At its core, a story about a funeral director with an unusual client really does intrigue me. After my father got out of the military, he decided since he’d spent so many years putting men in the ground, he may as well do his part to kick some dirt over them too, and so he became a funeral director. Our dinner conversations were filled with stories of embalming mishaps, strange tales of how people died, and high jinks of the grieving families.  I know from my own visits to the funeral home just how crazy the place can get. 

However, the profession is taken very seriously for those who choose it. It’s not the sort of job you take on for the money. If it was, most people would change careers fairly quickly (and many of the incoming interns did) because you are surrounded by grief and misery and people forced to make decisions about their loved ones that they hoped to never have to make. It’s seriously depressing, and simply not worth it if cash is all you are interested in. That being said, Silkline’s glee at having a customer willing to pay for the best of everything really bothered me. At most funeral homes that I visited over the years of my father’s employ, the funeral directors refused to be seen as salesmen despite the commissions they would receive on caskets and urns and services. On more than one occasion, I watched my father and others talk families down from spending more money than necessary. They would tell the family that their departed loved one would not want them paying for years and locked in debt over their death, especially not over something like a casket or titanium vault that would only end up in the ground. They nudged people toward cheaper caskets, cheaper vaults, and my father’s favorite, direct cremation with a rented casket for the viewing service. Most of the time, the limos to and from the cemetery were free. 

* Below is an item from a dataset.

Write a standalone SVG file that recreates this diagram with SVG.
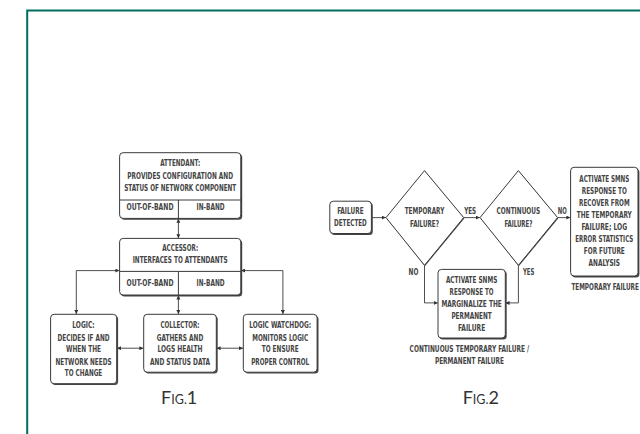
<svg xmlns="http://www.w3.org/2000/svg" width="640" height="434" viewBox="0 0 640 434">
<defs>
<marker id="ah" viewBox="0 0 6 6" refX="6" refY="3" markerWidth="4.5" markerHeight="4" markerUnits="userSpaceOnUse" orient="auto-start-reverse">
<path d="M0,0 L6,3 L0,6 z" fill="#333"/>
</marker>
</defs>
<style>
.t{font-family:"DejaVu Sans Condensed","DejaVu Sans","Liberation Sans",sans-serif;font-size:8.3px;font-weight:bold;fill:#444;text-anchor:middle;}
.box{fill:#fff;stroke:#3a3a3a;stroke-width:1;}
.sh{fill:#444;}
.ln{fill:none;stroke:#3a3a3a;stroke-width:1;}
.c{fill:none;stroke:#3a3a3a;stroke-width:0.9;marker-start:url(#ah);marker-end:url(#ah);}
.c1{fill:none;stroke:#3a3a3a;stroke-width:0.9;marker-end:url(#ah);}
.fig{font-family:Lato,"Open Sans","Liberation Sans",sans-serif;fill:#333;text-anchor:middle;}
</style>
<rect x="0" y="0" width="640" height="434" fill="#fff"/>
<path d="M27.2,440 V10.5 H645" fill="none" stroke="#006e5e" stroke-width="2"/>

<g id="connectors">
<line class="c" x1="178.4" y1="218.8" x2="178.4" y2="238.2"/>
<path class="c" d="M119.4,270.6 H76.3 V314"/>
<path class="c" d="M241,270.6 H282.9 V314"/>
<line class="c" x1="178.4" y1="295.4" x2="178.4" y2="314"/>
<line class="c" x1="117" y1="348.2" x2="143.4" y2="348.2"/>
<line class="c" x1="216.6" y1="348.2" x2="243" y2="348.2"/>
<line class="c1" x1="371.6" y1="217.6" x2="385.8" y2="217.6"/>
<line class="c1" x1="463.9" y1="217.6" x2="479.8" y2="217.6"/>
<line class="c1" x1="557.8" y1="217.6" x2="570.4" y2="217.6"/>
<path class="c1" d="M424.5,265.5 V302.9 H437.8"/>
<path class="c1" d="M518.4,265.5 V302.9 H505.5"/>
</g>

<g id="attendant">
<rect class="sh" x="121" y="154" width="121.2" height="65.7" rx="3.5"/>
<rect class="box" x="119.6" y="152.7" width="121.2" height="65.7" rx="3.5"/>
<line class="ln" x1="119.6" y1="200" x2="240.8" y2="200"/>
<line class="ln" x1="178.4" y1="200" x2="178.4" y2="218.4"/>
<text class="t" x="180.2" y="166" textLength="40" lengthAdjust="spacingAndGlyphs">ATTENDANT:</text>
<text class="t" x="180.2" y="178.5" textLength="105.7" lengthAdjust="spacingAndGlyphs">PROVIDES CONFIGURATION AND</text>
<text class="t" x="180.2" y="190.8" textLength="112" lengthAdjust="spacingAndGlyphs">STATUS OF NETWORK COMPONENT</text>
<text class="t" x="150" y="210" textLength="47" lengthAdjust="spacingAndGlyphs">OUT-OF-BAND</text>
<text class="t" x="210.6" y="210" textLength="28" lengthAdjust="spacingAndGlyphs">IN-BAND</text>
</g>

<g id="accessor">
<rect class="sh" x="121" y="239.8" width="121.2" height="56.6" rx="3.5"/>
<rect class="box" x="119.6" y="238.4" width="121.2" height="56.6" rx="3.5"/>
<line class="ln" x1="119.6" y1="271.4" x2="240.8" y2="271.4"/>
<line class="ln" x1="178.4" y1="271.4" x2="178.4" y2="295"/>
<text class="t" x="180.2" y="250.8" textLength="36" lengthAdjust="spacingAndGlyphs">ACCESSOR:</text>
<text class="t" x="180.2" y="263.4" textLength="95" lengthAdjust="spacingAndGlyphs">INTERFACES TO ATTENDANTS</text>
<text class="t" x="150" y="286.3" textLength="47" lengthAdjust="spacingAndGlyphs">OUT-OF-BAND</text>
<text class="t" x="210.6" y="286.3" textLength="28" lengthAdjust="spacingAndGlyphs">IN-BAND</text>
</g>

<g id="logic">
<rect class="sh" x="52" y="315.7" width="66.1" height="69.4" rx="3.5"/>
<rect class="box" x="50.6" y="314.3" width="66.1" height="69.4" rx="3.5"/>
<text class="t" x="83.5" y="328.3" textLength="22.4" lengthAdjust="spacingAndGlyphs">LOGIC:</text>
<text class="t" x="83.5" y="340.6" textLength="52" lengthAdjust="spacingAndGlyphs">DECIDES IF AND</text>
<text class="t" x="83.5" y="352.4" textLength="35" lengthAdjust="spacingAndGlyphs">WHEN THE</text>
<text class="t" x="83.5" y="364.6" textLength="56" lengthAdjust="spacingAndGlyphs">NETWORK NEEDS</text>
<text class="t" x="83.5" y="376" textLength="37.5" lengthAdjust="spacingAndGlyphs">TO CHANGE</text>
</g>

<g id="collector">
<rect class="sh" x="145.1" y="315.7" width="72.6" height="57.9" rx="3.5"/>
<rect class="box" x="143.7" y="314.3" width="72.6" height="57.9" rx="3.5"/>
<text class="t" x="180" y="328.3" textLength="39" lengthAdjust="spacingAndGlyphs">COLLECTOR:</text>
<text class="t" x="180" y="340.6" textLength="46.5" lengthAdjust="spacingAndGlyphs">GATHERS AND</text>
<text class="t" x="180" y="352.4" textLength="45" lengthAdjust="spacingAndGlyphs">LOGS HEALTH</text>
<text class="t" x="180" y="364.6" textLength="60" lengthAdjust="spacingAndGlyphs">AND STATUS DATA</text>
</g>

<g id="watchdog">
<rect class="sh" x="244.7" y="315.7" width="73.8" height="57.9" rx="3.5"/>
<rect class="box" x="243.3" y="314.3" width="73.8" height="57.9" rx="3.5"/>
<text class="t" x="280.2" y="328.3" textLength="62" lengthAdjust="spacingAndGlyphs">LOGIC WATCHDOG:</text>
<text class="t" x="280.2" y="340.6" textLength="56" lengthAdjust="spacingAndGlyphs">MONITORS LOGIC</text>
<text class="t" x="280.2" y="352.4" textLength="37" lengthAdjust="spacingAndGlyphs">TO ENSURE</text>
<text class="t" x="280.2" y="364.6" textLength="58" lengthAdjust="spacingAndGlyphs">PROPER CONTROL</text>
</g>

<g id="fig1">
<text class="fig" x="179.2" y="404"><tspan font-size="18">F</tspan><tspan font-size="12.5">IG.</tspan><tspan font-size="18">1</tspan></text>
</g>

<g id="failure-detected">
<rect class="sh" x="331.2" y="202.6" width="41.6" height="32.3" rx="3.5"/>
<rect class="box" x="329.8" y="201.2" width="41.6" height="32.3" rx="3.5"/>
<text class="t" x="350.4" y="214.4" textLength="26.5" lengthAdjust="spacingAndGlyphs">FAILURE</text>
<text class="t" x="350.4" y="226.3" textLength="32.7" lengthAdjust="spacingAndGlyphs">DETECTED</text>
</g>

<g id="temporary-decision">
<polygon points="424.9,171.1 464.3,218.5 424.9,266.2 387,218.5" fill="#444"/>
<polygon points="424.5,170.6 463.7,217.6 424.5,265.3 386,217.6" fill="#fff" stroke="#3a3a3a" stroke-width="1"/>
<text class="t" x="424.5" y="214.4" textLength="39.6" lengthAdjust="spacingAndGlyphs">TEMPORARY</text>
<text class="t" x="424.5" y="226.7" textLength="29" lengthAdjust="spacingAndGlyphs">FAILURE?</text>
<text class="t" x="470.2" y="213.6" textLength="12" lengthAdjust="spacingAndGlyphs">YES</text>
<text class="t" x="413.5" y="275.2" textLength="9.8" lengthAdjust="spacingAndGlyphs">NO</text>
</g>

<g id="continuous-decision">
<polygon points="518.8,171.1 558.2,218.5 518.8,266.2 481,218.5" fill="#444"/>
<polygon points="518.4,170.6 557.6,217.6 518.4,265.3 480,217.6" fill="#fff" stroke="#3a3a3a" stroke-width="1"/>
<text class="t" x="518.4" y="214.4" textLength="43.7" lengthAdjust="spacingAndGlyphs">CONTINUOUS</text>
<text class="t" x="518.4" y="226.7" textLength="28" lengthAdjust="spacingAndGlyphs">FAILURE?</text>
<text class="t" x="562.3" y="213.6" textLength="9" lengthAdjust="spacingAndGlyphs">NO</text>
<text class="t" x="528.6" y="275" textLength="11.4" lengthAdjust="spacingAndGlyphs">YES</text>
</g>

<g id="temporary-response">
<rect class="sh" x="572" y="168.7" width="67.4" height="108.7" rx="3.5"/>
<rect class="box" x="570.6" y="167.3" width="67.4" height="108.7" rx="3.5"/>
<text class="t" x="604.3" y="181.8" textLength="50" lengthAdjust="spacingAndGlyphs">ACTIVATE SMNS</text>
<text class="t" x="604.3" y="193.6" textLength="45" lengthAdjust="spacingAndGlyphs">RESPONSE TO</text>
<text class="t" x="604.3" y="205.9" textLength="50.6" lengthAdjust="spacingAndGlyphs">RECOVER FROM</text>
<text class="t" x="604.3" y="218.1" textLength="55" lengthAdjust="spacingAndGlyphs">THE TEMPORARY</text>
<text class="t" x="604.3" y="230" textLength="45.7" lengthAdjust="spacingAndGlyphs">FAILURE; LOG</text>
<text class="t" x="604.3" y="242.2" textLength="58" lengthAdjust="spacingAndGlyphs">ERROR STATISTICS</text>
<text class="t" x="604.3" y="254" textLength="41" lengthAdjust="spacingAndGlyphs">FOR FUTURE</text>
<text class="t" x="604.3" y="266.3" textLength="31.4" lengthAdjust="spacingAndGlyphs">ANALYSIS</text>
<text class="t" x="571.4" y="290" style="text-anchor:start" textLength="67.5" lengthAdjust="spacingAndGlyphs">TEMPORARY FAILURE</text>
</g>

<g id="permanent-response">
<rect class="sh" x="439.4" y="270.8" width="67.3" height="68.6" rx="3.5"/>
<rect class="box" x="438" y="269.4" width="67.3" height="68.6" rx="3.5"/>
<text class="t" x="471.6" y="283" textLength="51.4" lengthAdjust="spacingAndGlyphs">ACTIVATE SNMS</text>
<text class="t" x="471.6" y="295.2" textLength="44" lengthAdjust="spacingAndGlyphs">RESPONSE TO</text>
<text class="t" x="471.6" y="307" textLength="60.4" lengthAdjust="spacingAndGlyphs">MARGINALIZE THE</text>
<text class="t" x="471.6" y="319" textLength="40.4" lengthAdjust="spacingAndGlyphs">PERMANENT</text>
<text class="t" x="471.6" y="331.2" textLength="27.3" lengthAdjust="spacingAndGlyphs">FAILURE</text>
<text class="t" x="469.4" y="352.4" textLength="119.6" lengthAdjust="spacingAndGlyphs">CONTINUOUS TEMPORARY FAILURE /</text>
<text class="t" x="469.4" y="364.2" textLength="69" lengthAdjust="spacingAndGlyphs">PERMANENT FAILURE</text>
</g>

<g id="fig2">
<text class="fig" x="480.8" y="404"><tspan font-size="18">F</tspan><tspan font-size="12.5">IG.</tspan><tspan font-size="18">2</tspan></text>
</g>
</svg>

So yes, I found the funeral director petting his pile of gold offensive. In general, people have a negative view of these men and women doing this service. This is partly because having to interact with them means someone they care about has died, and partly because a lot of the time when funeral directors are used in fiction and movies, they are creepy guys who steal your loved one’s jewelry before putting them in the ground and do strange things to their body when no one is looking. It’s a really horrible stereotype. 

But all the characters in the story were stereotypes to an extent. I think, like the bad writing, it was done on purpose, and did speed the story along in terms of characterization. That leaves me to wonder, if you are using bad writing techniques and clichés on purpose, does that make it okay? I think it really depends on your reader. Some people can truly appreciate the parody and find genius in the word play and the author’s ability to over describe, such as “his cardiac muscle flexed vigorously.” I, however, am the type of reader who sees so much unintentional bad writing that I just have a difficult time looking past it, and it hinders my enjoyment of the story.

2 comments:

Paul Naughton said...

I agree the rendition of the funeral director was playing to a false stereotype, but then I'm not sure if it would work that well if the character had been more like an actual funeral director.

At the same time, I don't feel that there was that much of a problem with the writing... I think part of it is that it seems to be written at a much different point in Matheson's career. Styles change over time and maybe he wrote it as an experiment. We just can't know for sure.

Aaron Bennett said...

I agree about the need for a thesaurus, and I have a very high vocabulary. At many times it did just seem like poor writing.

I also would have liked the characterization of the funeral director to be handled more deftly. That said, I don't think his greed is out of line. I think that was the point, that he was the "evil" one of the story. Yes, most funeral directors aren't greedy, but this character is. I think it's supposed to show that the monsters have more humanity than this shell of a human.